[D] Do CNNs understand semantic relationships between their classes?
How do CNNs understand “compositional semantic relationships” between their classes? The problem exists in the entire field, but I’m referencing this paper in particular: http://gandissect.csail.mit.edu/
In the 3rd paragraph of the introduction of the paper, Bau et al. say (emphasis mine):
To a human observer, a well-trained GAN appears to have learned facts about the objects in the image: for example, a door can appear on a building but not on a tree. We wish to understand how a GAN represents such structure. Do the objects emerge as pure pixel patterns without any explicit representation of objects such as doors and trees, or does the GAN contain internal variables that correspond to the objects that humans perceive?

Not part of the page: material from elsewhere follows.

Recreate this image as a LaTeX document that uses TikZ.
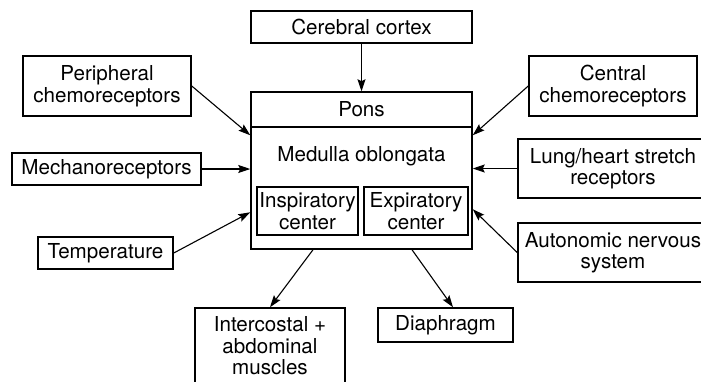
\documentclass[tikz,border=0pt]{standalone}
\usepackage{fontspec}
\setmainfont{TeX Gyre Heros}
\usetikzlibrary{arrows.meta}

\tikzset{
  box/.style={draw, line width=1.5pt, inner sep=0pt, align=center},
  link/.style={-{Stealth[length=12pt,width=8pt,inset=2pt]}, line width=1.1pt},
}

\begin{document}
\begin{tikzpicture}[x=1pt, y=-1pt, font=\fontsize{20.6}{21.5}\selectfont]
    \path[use as bounding box] (0,0) rectangle (701,381);
    \clip (0,0) rectangle (701,381);

    % Respiratory centers
    \node[box, minimum width=221pt, minimum height=157pt] (outer) at (361.5,170.5) {};
    \node[box, minimum width=221pt, minimum height=35pt] (pons) at (361.5,109.5) {Pons};
    \node (medulla) at (361.5,156) {Medulla oblongata};
    \node[box, minimum width=101pt, minimum height=48pt] (insp) at (307.5,211) {Inspiratory\\center};
    \node[box, minimum width=104pt, minimum height=48pt] (exp) at (416,211) {Expiratory\\center};

    % Inputs
    \node[box, minimum width=221pt, minimum height=32pt] (cortex) at (361.5,27) {Cerebral cortex};
    \node[box, minimum width=168pt, minimum height=60pt] (peri) at (107,86) {Peripheral\\chemoreceptors};
    \node[box, minimum width=189pt, minimum height=32pt] (mech) at (106.5,169) {Mechanoreceptors};
    \node[box, minimum width=135pt, minimum height=32pt] (temp) at (105.5,253) {Temperature};
    \node[box, minimum width=168pt, minimum height=60pt] (central) at (613,86) {Central\\chemoreceptors};
    \node[box, minimum width=190pt, minimum height=59pt] (lung) at (613,168.5) {Lung/heart stretch\\receptors};
    \node[box, minimum width=190pt, minimum height=59pt] (auto) at (613,252.5) {Autonomic nervous\\system};

    % Outputs
    \node[box, minimum width=150pt, minimum height=76pt] (inter) at (270,346) {Intercostal +\\abdominal\\muscles};
    \node[box, minimum width=135pt, minimum height=34pt] (diaph) at (445.5,325) {Diaphragm};

    \draw[link] (cortex) -- (pons);
    \draw[link] (peri.east) -- ([yshift=-44pt]outer.north west);
    \draw[link] (mech.east) -- (mech.east -| outer.west);
    \draw[link] (temp.east) -- ([yshift=-121pt]outer.north west);
    \draw[link] (central.west) -- ([yshift=-44pt]outer.north east);
    \draw[link] (lung.west) -- (lung.west -| outer.east);
    \draw[link] (auto.west) -- ([yshift=-118pt]outer.north east);
    \draw[link] ([xshift=-48.5pt]outer.south) -- (inter.north);
    \draw[link] ([xshift=50.5pt]outer.south) -- ([xshift=7.5pt]diaph.north);
\end{tikzpicture}
\end{document}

From my (limited) understanding of CNNs, they take in the input image (HxWx3 channels) and pass it through a bunch of filters and maxpool layers. Each maxpool layer reduces the HxW of the matrix. Each filter layer increases the depth of matrix as we move away from the image and toward the “highest levels of representation.” In a sense, we’re abstracting toward higher and higher level features as the receptive field of our neurons increases and we’re able to model longer-distance relationships.
Finally, the last layer of the CNN is connected to the class output by a fully connected layer.
From what I’ve read, it seems like the field is a bit split on this. You have this paper saying
oh look! GANs (and thus CNNs) can understand relationships between classes because doors don’t appear in the sky
But others also say it’s an explicit shortcoming of the convolution function — that the spatial equivariance of convolution means it inherently cannot understand these relationships.
A CNN only looks for 2 eyes, 1 nose, and 1 mouth. It doesn’t care that the eyes are parallel and above the nose, or that the nose is above the mouth!
My take is that the CNN can understand broadly the correlations between classes because of the last, FC layer. As a result, it can understand that maybe standing is negatively correlated with beer, or that pens are correlated with paper. But, it can’t understand spatial relationships.
What do you guys think of this issue?